SET EXERCISE
Retype the stretch of lines that starts at the line containing "Emit a LaTeX" and ends at the line containing "(775,73) -- (775,63);", inclusive. Do not include pictures.

RECORD EXTRACTS
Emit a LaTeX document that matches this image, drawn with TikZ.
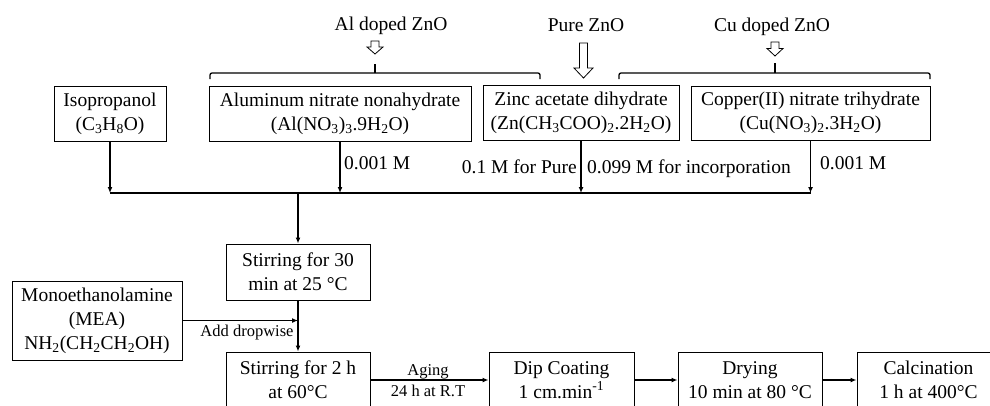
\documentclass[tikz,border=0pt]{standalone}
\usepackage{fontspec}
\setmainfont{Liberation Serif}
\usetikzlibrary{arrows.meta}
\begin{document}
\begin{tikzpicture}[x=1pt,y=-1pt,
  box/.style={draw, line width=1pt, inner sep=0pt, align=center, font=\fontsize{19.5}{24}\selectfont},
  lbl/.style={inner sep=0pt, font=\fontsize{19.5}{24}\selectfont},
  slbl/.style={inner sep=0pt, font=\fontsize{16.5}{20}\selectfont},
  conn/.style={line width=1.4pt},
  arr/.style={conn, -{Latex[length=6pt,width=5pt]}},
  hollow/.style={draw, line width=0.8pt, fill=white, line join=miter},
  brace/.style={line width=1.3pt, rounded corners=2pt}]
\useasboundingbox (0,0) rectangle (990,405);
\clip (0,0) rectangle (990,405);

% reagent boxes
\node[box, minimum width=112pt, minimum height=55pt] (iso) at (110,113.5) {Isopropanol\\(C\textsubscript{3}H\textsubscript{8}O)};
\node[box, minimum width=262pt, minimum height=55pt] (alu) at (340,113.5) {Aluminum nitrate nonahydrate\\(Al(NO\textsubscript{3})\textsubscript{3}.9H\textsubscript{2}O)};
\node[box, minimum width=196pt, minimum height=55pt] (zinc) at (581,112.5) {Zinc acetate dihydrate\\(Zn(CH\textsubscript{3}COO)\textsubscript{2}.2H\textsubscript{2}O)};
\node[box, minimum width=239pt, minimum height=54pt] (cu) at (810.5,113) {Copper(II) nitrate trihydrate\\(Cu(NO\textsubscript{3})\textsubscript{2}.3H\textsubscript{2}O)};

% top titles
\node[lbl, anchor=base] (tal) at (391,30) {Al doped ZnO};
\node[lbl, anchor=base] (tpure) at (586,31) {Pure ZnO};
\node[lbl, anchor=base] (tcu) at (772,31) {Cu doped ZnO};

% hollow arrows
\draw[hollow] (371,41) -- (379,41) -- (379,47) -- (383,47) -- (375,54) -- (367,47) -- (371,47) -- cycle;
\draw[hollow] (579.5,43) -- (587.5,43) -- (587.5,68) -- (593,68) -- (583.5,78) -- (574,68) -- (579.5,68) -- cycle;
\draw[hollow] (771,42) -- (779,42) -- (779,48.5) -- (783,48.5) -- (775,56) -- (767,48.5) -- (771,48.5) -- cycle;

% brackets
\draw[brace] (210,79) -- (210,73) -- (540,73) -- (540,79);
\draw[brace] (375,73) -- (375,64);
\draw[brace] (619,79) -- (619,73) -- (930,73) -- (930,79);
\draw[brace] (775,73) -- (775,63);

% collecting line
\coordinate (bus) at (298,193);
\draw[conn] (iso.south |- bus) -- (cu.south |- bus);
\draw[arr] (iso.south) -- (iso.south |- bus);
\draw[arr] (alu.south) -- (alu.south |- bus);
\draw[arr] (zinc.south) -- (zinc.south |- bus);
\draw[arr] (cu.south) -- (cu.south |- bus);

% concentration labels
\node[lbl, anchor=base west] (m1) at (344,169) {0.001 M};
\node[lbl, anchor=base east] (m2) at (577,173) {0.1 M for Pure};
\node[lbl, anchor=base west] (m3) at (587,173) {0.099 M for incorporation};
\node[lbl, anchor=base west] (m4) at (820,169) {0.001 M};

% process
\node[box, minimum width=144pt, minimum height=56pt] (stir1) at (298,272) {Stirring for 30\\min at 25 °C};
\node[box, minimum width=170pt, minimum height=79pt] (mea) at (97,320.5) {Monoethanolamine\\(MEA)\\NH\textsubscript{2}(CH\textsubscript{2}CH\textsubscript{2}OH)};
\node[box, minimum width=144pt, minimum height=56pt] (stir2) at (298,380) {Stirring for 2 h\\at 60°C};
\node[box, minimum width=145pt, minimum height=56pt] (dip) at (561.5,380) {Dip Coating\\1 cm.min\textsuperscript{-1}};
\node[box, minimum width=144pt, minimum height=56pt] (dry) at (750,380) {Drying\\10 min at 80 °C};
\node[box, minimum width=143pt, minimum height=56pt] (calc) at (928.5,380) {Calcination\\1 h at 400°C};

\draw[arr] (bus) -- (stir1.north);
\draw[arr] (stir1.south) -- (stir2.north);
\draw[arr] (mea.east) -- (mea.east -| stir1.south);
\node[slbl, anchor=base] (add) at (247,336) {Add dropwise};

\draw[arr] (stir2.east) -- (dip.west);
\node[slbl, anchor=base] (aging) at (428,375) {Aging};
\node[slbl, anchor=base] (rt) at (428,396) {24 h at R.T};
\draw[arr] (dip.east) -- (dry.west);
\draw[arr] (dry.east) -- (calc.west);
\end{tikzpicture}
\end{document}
...
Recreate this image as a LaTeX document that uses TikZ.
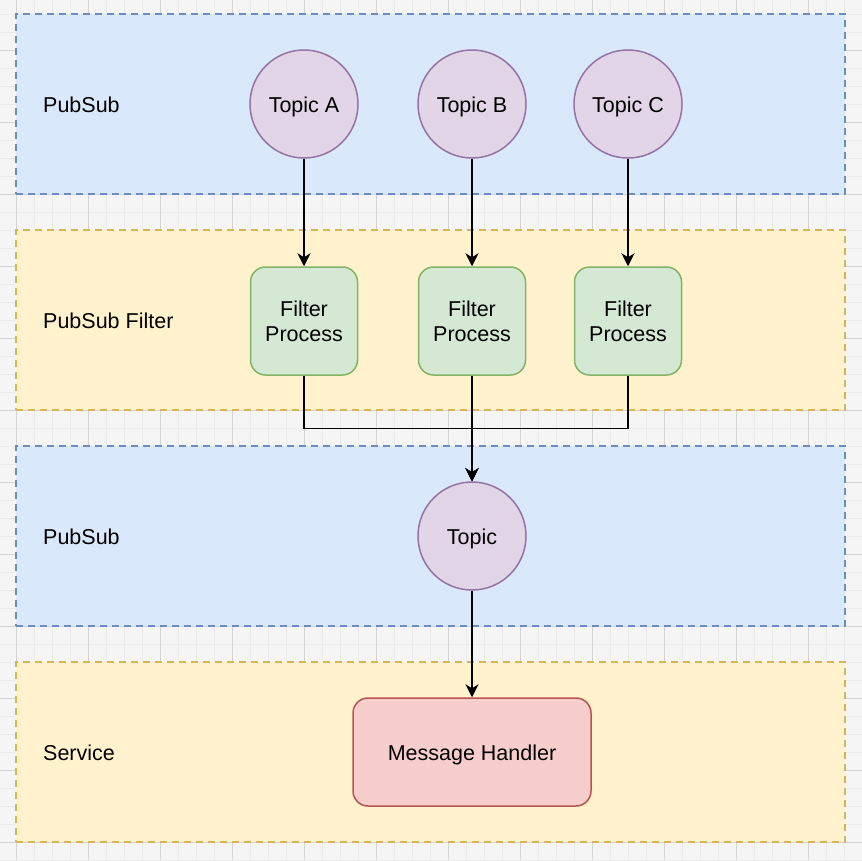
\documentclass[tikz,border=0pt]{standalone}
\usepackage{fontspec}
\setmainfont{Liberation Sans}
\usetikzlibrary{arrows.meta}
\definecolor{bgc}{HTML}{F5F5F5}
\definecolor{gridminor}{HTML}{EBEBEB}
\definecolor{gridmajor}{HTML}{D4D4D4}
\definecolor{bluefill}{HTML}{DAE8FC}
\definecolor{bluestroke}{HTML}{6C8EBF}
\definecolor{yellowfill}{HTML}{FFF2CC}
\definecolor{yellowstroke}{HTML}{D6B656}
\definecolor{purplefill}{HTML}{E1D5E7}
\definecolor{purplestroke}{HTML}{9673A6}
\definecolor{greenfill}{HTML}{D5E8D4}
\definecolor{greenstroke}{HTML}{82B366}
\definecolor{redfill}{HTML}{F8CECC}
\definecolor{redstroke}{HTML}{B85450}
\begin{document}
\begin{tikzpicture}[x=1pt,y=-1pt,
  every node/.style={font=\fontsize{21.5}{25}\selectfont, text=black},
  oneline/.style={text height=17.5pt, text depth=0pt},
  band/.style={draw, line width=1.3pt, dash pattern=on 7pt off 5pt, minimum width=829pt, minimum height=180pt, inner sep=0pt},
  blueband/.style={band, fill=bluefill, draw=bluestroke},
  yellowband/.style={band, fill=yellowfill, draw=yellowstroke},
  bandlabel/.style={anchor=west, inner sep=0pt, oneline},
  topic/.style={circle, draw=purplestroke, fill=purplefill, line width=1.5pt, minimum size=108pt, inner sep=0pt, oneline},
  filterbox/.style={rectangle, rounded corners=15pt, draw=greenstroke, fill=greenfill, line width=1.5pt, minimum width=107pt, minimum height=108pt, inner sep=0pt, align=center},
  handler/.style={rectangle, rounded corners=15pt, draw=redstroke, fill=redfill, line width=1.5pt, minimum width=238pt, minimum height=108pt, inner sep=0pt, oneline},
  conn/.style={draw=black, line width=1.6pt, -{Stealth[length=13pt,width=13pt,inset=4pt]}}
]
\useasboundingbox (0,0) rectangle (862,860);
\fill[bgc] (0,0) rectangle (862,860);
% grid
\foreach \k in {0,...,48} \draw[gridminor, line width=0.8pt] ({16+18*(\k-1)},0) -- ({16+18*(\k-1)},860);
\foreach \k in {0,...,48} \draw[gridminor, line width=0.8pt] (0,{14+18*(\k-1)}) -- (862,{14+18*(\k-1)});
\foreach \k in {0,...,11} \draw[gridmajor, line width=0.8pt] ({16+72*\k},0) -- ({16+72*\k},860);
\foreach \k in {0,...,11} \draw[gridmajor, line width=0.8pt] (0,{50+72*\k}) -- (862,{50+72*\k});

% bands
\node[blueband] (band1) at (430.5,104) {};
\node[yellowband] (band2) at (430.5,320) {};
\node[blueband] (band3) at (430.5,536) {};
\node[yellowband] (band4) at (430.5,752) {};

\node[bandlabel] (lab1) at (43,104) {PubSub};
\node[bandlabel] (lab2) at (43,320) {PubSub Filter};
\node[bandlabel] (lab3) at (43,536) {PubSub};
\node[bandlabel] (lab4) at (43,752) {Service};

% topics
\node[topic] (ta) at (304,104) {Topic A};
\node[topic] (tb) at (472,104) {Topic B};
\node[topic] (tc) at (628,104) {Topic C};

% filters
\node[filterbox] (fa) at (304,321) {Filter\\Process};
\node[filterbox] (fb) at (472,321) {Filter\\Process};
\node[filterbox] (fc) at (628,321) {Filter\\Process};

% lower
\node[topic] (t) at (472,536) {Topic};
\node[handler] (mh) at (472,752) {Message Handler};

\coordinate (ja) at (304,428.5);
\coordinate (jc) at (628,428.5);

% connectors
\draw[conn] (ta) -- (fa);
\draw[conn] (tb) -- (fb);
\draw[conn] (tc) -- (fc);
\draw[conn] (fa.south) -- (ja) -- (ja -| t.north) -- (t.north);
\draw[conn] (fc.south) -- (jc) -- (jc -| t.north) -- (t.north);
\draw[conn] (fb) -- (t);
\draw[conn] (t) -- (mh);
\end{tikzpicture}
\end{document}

TASK SOLUTION
Emit a LaTeX document that matches this image, drawn with TikZ.
\documentclass[tikz,border=0pt]{standalone}
\usepackage{fontspec}
\setmainfont{Liberation Serif}
\usetikzlibrary{arrows.meta}
\begin{document}
\begin{tikzpicture}[x=1pt,y=-1pt,
  box/.style={draw, line width=1pt, inner sep=0pt, align=center, font=\fontsize{19.5}{24}\selectfont},
  lbl/.style={inner sep=0pt, font=\fontsize{19.5}{24}\selectfont},
  slbl/.style={inner sep=0pt, font=\fontsize{16.5}{20}\selectfont},
  conn/.style={line width=1.4pt},
  arr/.style={conn, -{Latex[length=6pt,width=5pt]}},
  hollow/.style={draw, line width=0.8pt, fill=white, line join=miter},
  brace/.style={line width=1.3pt, rounded corners=2pt}]
\useasboundingbox (0,0) rectangle (990,405);
\clip (0,0) rectangle (990,405);

% reagent boxes
\node[box, minimum width=112pt, minimum height=55pt] (iso) at (110,113.5) {Isopropanol\\(C\textsubscript{3}H\textsubscript{8}O)};
\node[box, minimum width=262pt, minimum height=55pt] (alu) at (340,113.5) {Aluminum nitrate nonahydrate\\(Al(NO\textsubscript{3})\textsubscript{3}.9H\textsubscript{2}O)};
\node[box, minimum width=196pt, minimum height=55pt] (zinc) at (581,112.5) {Zinc acetate dihydrate\\(Zn(CH\textsubscript{3}COO)\textsubscript{2}.2H\textsubscript{2}O)};
\node[box, minimum width=239pt, minimum height=54pt] (cu) at (810.5,113) {Copper(II) nitrate trihydrate\\(Cu(NO\textsubscript{3})\textsubscript{2}.3H\textsubscript{2}O)};

% top titles
\node[lbl, anchor=base] (tal) at (391,30) {Al doped ZnO};
\node[lbl, anchor=base] (tpure) at (586,31) {Pure ZnO};
\node[lbl, anchor=base] (tcu) at (772,31) {Cu doped ZnO};

% hollow arrows
\draw[hollow] (371,41) -- (379,41) -- (379,47) -- (383,47) -- (375,54) -- (367,47) -- (371,47) -- cycle;
\draw[hollow] (579.5,43) -- (587.5,43) -- (587.5,68) -- (593,68) -- (583.5,78) -- (574,68) -- (579.5,68) -- cycle;
\draw[hollow] (771,42) -- (779,42) -- (779,48.5) -- (783,48.5) -- (775,56) -- (767,48.5) -- (771,48.5) -- cycle;

% brackets
\draw[brace] (210,79) -- (210,73) -- (540,73) -- (540,79);
\draw[brace] (375,73) -- (375,64);
\draw[brace] (619,79) -- (619,73) -- (930,73) -- (930,79);
\draw[brace] (775,73) -- (775,63);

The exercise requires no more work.